Soon, these value exchanges will not be limited to insurance companies or the like. Savvy consumer businesses will mimic online models by lowering the retail price of their sensor-embedded products in order to build up a devoted network of users. Gary Wolf hinted to the fact that companies may even pay consumers simply to learn about the patterns in their data and will explore necessary incentives to “share data coming off of wearables” as none exist today.
Let’s consider the T-shirt equivalent of Gmail, a theoretical Nike garment with embedded sensing technology. The sensors inherently increase the production cost of the shirt and it will carry an ongoing cost to Nike to track and store data over time. But Nike might consider giving a discount on that sensor-embedded shirt, if the buyer promises to wear it running everyday on the streets around town or in a crowded gym. Perhaps they would charge full price up front, but then reimburse the buyer for the shirt over time as the shirt is worn and tracked.
Gary Wolf actually called out Nike specifically at SXSWi, calling Fuelpoints, Nike’s digital metric for health, an “arbitrary” unit of measure. We agree that Fuelpoints may be arbitrary and Wolf is right to call out the great deficiency of today’s wearable devices streaming all their data to isolated platforms. But from a strategic perspective, has Nike established a model in Fuelpoints to create its own digital activity currency? We may reach a point someday where we can exchange Fuelpoints for additional products, or even trade them in for cash.
Recently, frog debuted a series of wearable technology concepts. One of these wearables, the Kinetik, could take personal reward a step further by integrating the energy we generate daily to power our personal devices with the option to further pool generated energy as a community.
Would the US be known as the most obese country if Americans got paid for our personal energy creation? We know that we would be creating energy (and burning it) whenever we could to make extra money. Who wouldn’t? This idea might extend to the connected home. What’s missing today is action and consequence. While we get a bill at the end of the month, it’s not clear when we make (or save) money in this old model. Connected home companies could start partnering with power providers to engage users in making money in real time.
As Sonny Vu indicates, the influences of the Internet of Things may not be as overt and explicit as the value exchanges bartered above. Instead, it may be more subtle cues that our body will learn to respond to automatically. Vu talked about wearable devices delivering “”eal time feedback at the edge of your consciousness to influence behavior change”. This leads us to consider the interaction between wearable devices and sensor-embedded environments. As we move about our world, the experience economy of the future could issue continuous invitations for value exchanges. Through the use of phatic technology, for example, a wearable such as the highly anticipated iWatch (better described as iWearable), could be the mediator of the value exchange. As you pass by an enabled retail environment, for example, a subtle phatic cue will tell you that an offer is waiting inside the store. Personal data won’t be mined. Instead, it will be our greatest consumer power, as we choose to accept the offer of a business relationship or not.

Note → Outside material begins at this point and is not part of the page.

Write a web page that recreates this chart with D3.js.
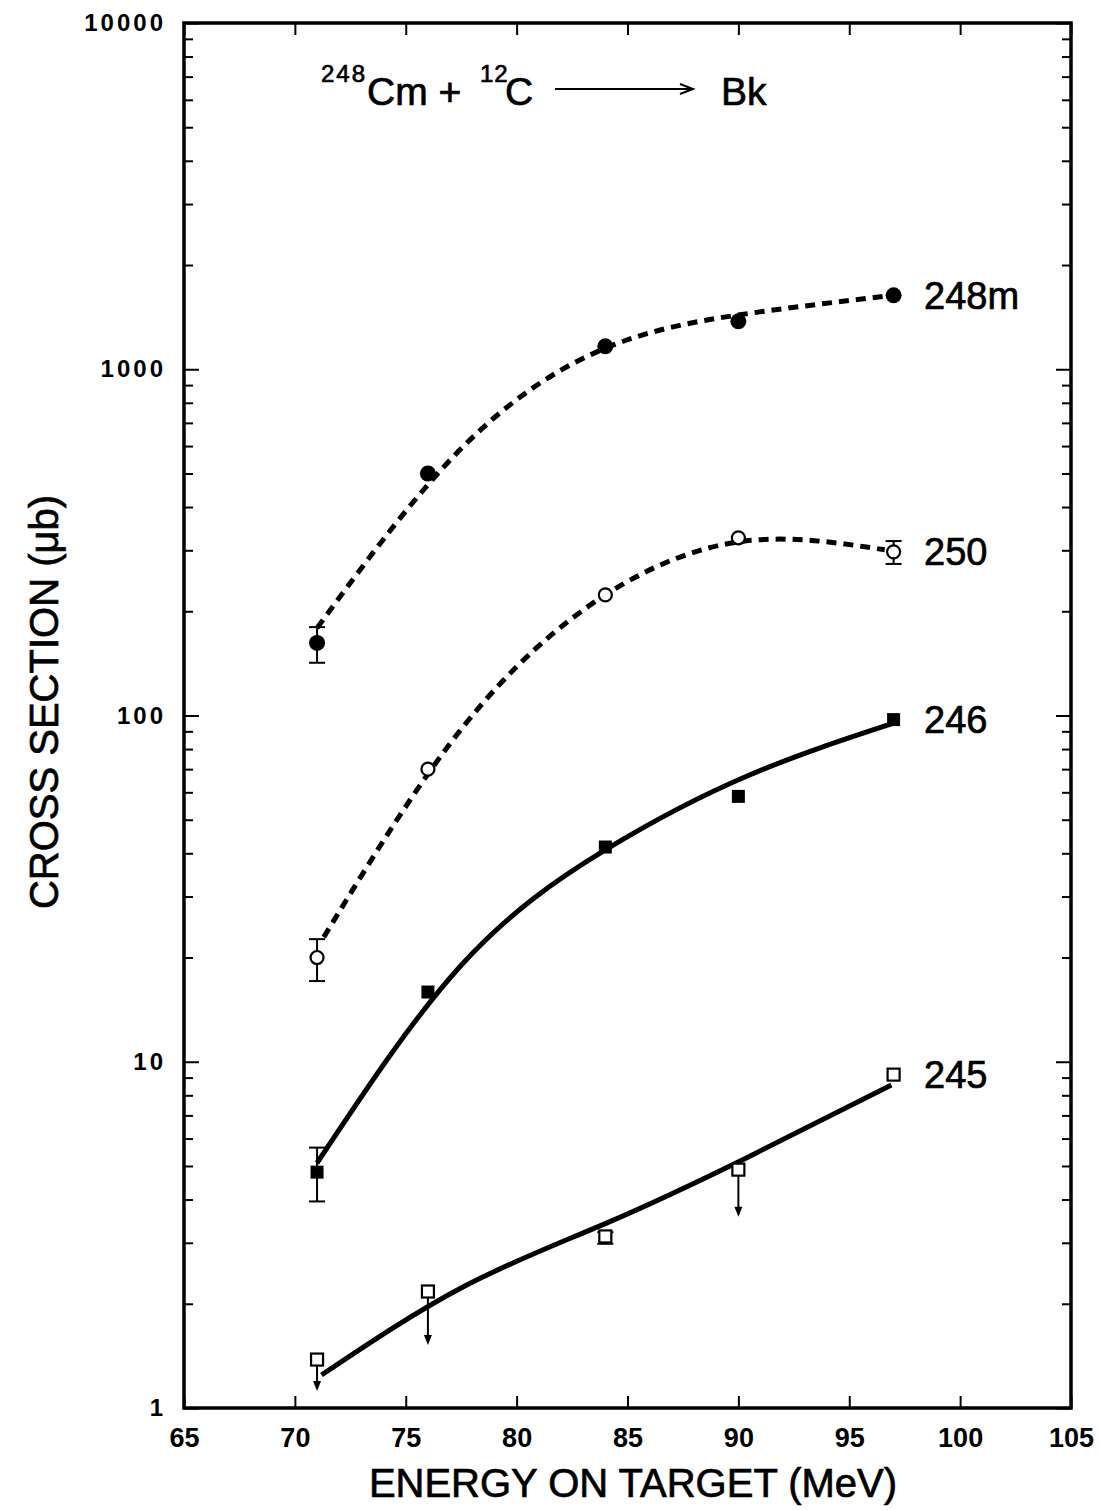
<!DOCTYPE html>
<html>
<head>
<meta charset="utf-8">
<script src="https://cdn.jsdelivr.net/npm/d3@7"></script>
<style>
  body { margin: 0; background: #fff; }
  svg { font-family: "Liberation Sans", Arial, sans-serif; }
  .tick text { font-weight: bold; fill: #000; }
  .yax .tick text { font-size: 24px; letter-spacing: 3px; }
  .xax .tick text { font-size: 27px; }
  .tick line { stroke: #000; stroke-width: 2; }
  .domain { display: none; }
  .big { stroke: #000; stroke-width: 0.7px; }
</style>
</head>
<body>
<div id="chart"></div>
<script>
// measured points, energy in MeV, cross section in microbarn
var energies = [71, 76, 84, 90, 97];
var xTicks = [65, 70, 75, 80, 85, 90, 95, 100, 105];
var yTicks = [1, 10, 100, 1000, 10000];

var cs248m = [162, 500, 1165, 1375, 1635];
var cs250 = [20, 70, 223, 326, 297];
var cs246 = [4.8, 15.9, 41.7, 58.4, 97.3];
var cs245 = [1.38, 2.17, 3.13, 4.88, 9.18];

// error bars: [energy, low, high]
var err248m = [[71, 142, 180]];
var err250 = [[71, 17.1, 22.6], [97, 274, 319]];
var err246 = [[71, 3.95, 5.65]];
var err245 = [[84, 2.98, 3.22]];

// upper limits (arrows) for 245: [energy, from, to]
var limits245 = [[71, 1.38, 1.12], [76, 2.17, 1.52], [90, 4.88, 3.57]];

var fitX248m = [71, 77.5, 84, 90.5, 97];
var fit248m = [179, 590, 1150, 1450, 1635];
var fitX250 = [71.3, 77.6, 84, 90.3, 96.6];
var fit250 = [22.9, 93, 223, 319, 301];
var fitX246 = [71, 77.5, 84, 90.5, 97];
var fit246 = [5.1, 19.0, 40.9, 67.3, 95];
var fitX245 = [71.2, 77.6, 84.05, 90.45, 96.9];
var fit245 = [1.245, 2.24, 3.42, 5.31, 8.57];

(function() {
var width = 1100, height = 1510;
var pLeft = 184, pRight = 1071, pTop = 23, pBottom = 1408;

var svg = d3.select("#chart").append("svg")
  .attr("width", width)
  .attr("height", height);

var x = d3.scaleLinear().domain([65, 105]).range([pLeft, pRight]);
var y = d3.scaleLog().domain([1, 10000]).range([pBottom, pTop]);

// minor ticks of the log axis
var minor = [];
for (var d = 1; d < 10000; d *= 10) {
  for (var k = 2; k <= 9; k++) minor.push(d * k);
}

svg.append("g").attr("class", "yax")
  .attr("transform", "translate(" + pLeft + ",0)")
  .call(d3.axisLeft(y).tickValues(yTicks).tickSize(-15).tickPadding(18)
    .tickFormat(d3.format("d")));
svg.append("g")
  .attr("transform", "translate(" + pLeft + ",0)")
  .call(d3.axisLeft(y).tickValues(minor).tickSize(-9).tickFormat(""));
svg.append("g")
  .attr("transform", "translate(" + pRight + ",0)")
  .call(d3.axisRight(y).tickValues(yTicks).tickSize(-15).tickFormat(""));
svg.append("g")
  .attr("transform", "translate(" + pRight + ",0)")
  .call(d3.axisRight(y).tickValues(minor).tickSize(-9).tickFormat(""));

svg.append("g").attr("class", "xax")
  .attr("transform", "translate(0," + pBottom + ")")
  .call(d3.axisBottom(x).tickValues(xTicks).tickSize(-12).tickPadding(20));
svg.append("g")
  .attr("transform", "translate(0," + pTop + ")")
  .call(d3.axisTop(x).tickValues(xTicks).tickSize(-12).tickFormat(""));

svg.append("rect")
  .attr("x", pLeft).attr("y", pTop)
  .attr("width", pRight - pLeft).attr("height", pBottom - pTop)
  .attr("fill", "none").attr("stroke", "#000").attr("stroke-width", 3.5);

// axis titles
svg.append("text").attr("class", "big")
  .attr("x", 633).attr("y", 1497)
  .attr("text-anchor", "middle")
  .style("font-size", "40px")
  .text("ENERGY ON TARGET (MeV)");

svg.append("text").attr("class", "big")
  .attr("transform", "translate(58,702) rotate(-90)")
  .attr("text-anchor", "middle")
  .style("font-size", "40px")
  .text("CROSS SECTION (\u03bcb)");

// reaction title
var title = svg.append("g");
title.append("text").attr("class", "big").attr("x", 321).attr("y", 82)
  .style("font-size", "24px").style("letter-spacing", "2px").text("248");
title.append("text").attr("class", "big").attr("x", 367).attr("y", 105).style("font-size", "39px").text("Cm +");
title.append("text").attr("class", "big").attr("x", 480).attr("y", 82)
  .style("font-size", "24px").style("letter-spacing", "1px").text("12");
title.append("text").attr("class", "big").attr("x", 505).attr("y", 105).style("font-size", "39px").text("C");
title.append("text").attr("class", "big").attr("x", 721).attr("y", 105).style("font-size", "39px").text("Bk");
title.append("line")
  .attr("x1", 555).attr("x2", 692).attr("y1", 89).attr("y2", 89)
  .attr("stroke", "#000").attr("stroke-width", 2);
title.append("path")
  .attr("d", "M680,84 L693,89 L680,94")
  .attr("fill", "none").attr("stroke", "#000").attr("stroke-width", 2);

// fit curves
var line = d3.line()
  .x(function(d) { return x(d[0]); })
  .y(function(d) { return y(d[1]); })
  .curve(d3.curveNatural);

function drawFit(xs, vs, dashed) {
  svg.append("path")
    .datum(d3.zip(xs, vs))
    .attr("d", line)
    .attr("fill", "none")
    .attr("stroke", "#000")
    .attr("stroke-width", 5)
    .attr("stroke-dasharray", dashed ? "10,7" : null);
}
drawFit(fitX248m, fit248m, true);
drawFit(fitX250, fit250, true);
drawFit(fitX246, fit246, false);
drawFit(fitX245, fit245, false);

// error bars
function drawErr(list) {
  list.forEach(function(e) {
    var g = svg.append("g").attr("stroke", "#000").attr("stroke-width", 2);
    g.append("line").attr("x1", x(e[0])).attr("x2", x(e[0]))
      .attr("y1", y(e[1])).attr("y2", y(e[2]));
    [e[1], e[2]].forEach(function(v) {
      g.append("line").attr("x1", x(e[0]) - 8).attr("x2", x(e[0]) + 8)
        .attr("y1", y(v)).attr("y2", y(v));
    });
  });
}
drawErr(err248m);
drawErr(err250);
drawErr(err246);
drawErr(err245);

// upper-limit arrows
limits245.forEach(function(a) {
  var cx = x(a[0]), y1 = y(a[1]) + 6, y2 = y(a[2]);
  svg.append("line").attr("x1", cx).attr("x2", cx).attr("y1", y1).attr("y2", y2 - 8)
    .attr("stroke", "#000").attr("stroke-width", 2);
  svg.append("path")
    .attr("d", "M" + (cx - 4) + "," + (y2 - 10) + " L" + (cx + 4) + "," + (y2 - 10) + " L" + cx + "," + y2 + " Z")
    .attr("fill", "#000");
});

// markers
var pts = function(vs) { return d3.zip(energies, vs); };

svg.selectAll(".m248").data(pts(cs248m)).enter().append("circle")
  .attr("cx", function(d) { return x(d[0]); })
  .attr("cy", function(d) { return y(d[1]); })
  .attr("r", 8).attr("fill", "#000");

svg.selectAll(".m250").data(pts(cs250)).enter().append("circle")
  .attr("cx", function(d) { return x(d[0]); })
  .attr("cy", function(d) { return y(d[1]); })
  .attr("r", 6.5).attr("fill", "#fff").attr("stroke", "#000").attr("stroke-width", 2.2);

svg.selectAll(".m246").data(pts(cs246)).enter().append("rect")
  .attr("x", function(d) { return x(d[0]) - 6.5; })
  .attr("y", function(d) { return y(d[1]) - 6.5; })
  .attr("width", 13).attr("height", 13).attr("fill", "#000");

svg.selectAll(".m245").data(pts(cs245)).enter().append("rect")
  .attr("x", function(d) { return x(d[0]) - 6; })
  .attr("y", function(d) { return y(d[1]) - 6; })
  .attr("width", 12).attr("height", 12)
  .attr("fill", "#fff").attr("stroke", "#000").attr("stroke-width", 2.2);

// series labels
var labels = [["248m", 1635], ["250", 297], ["246", 97.3], ["245", 9.18]];
svg.selectAll(".lbl").data(labels).enter().append("text")
  .attr("class", "big")
  .attr("x", 924)
  .attr("y", function(d) { return y(d[1]); })
  .attr("dy", "0.36em")
  .style("font-size", "38px")
  .text(function(d) { return d[0]; });
})();
</script>
</body>
</html>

Some of Lisa Kennedy’s comments suggest that this model may be farther out than we think, saying, “A lot of people underestimate the value of information… Everything comes down to incentives,” and little is being done today to incentivize. But as the Internet of Things is becoming more prevalent on our bodies and in the spaces we occupy, tangible financial incentives will invariably follow and we cannot help but believe that a viable activity economy may be in our near future.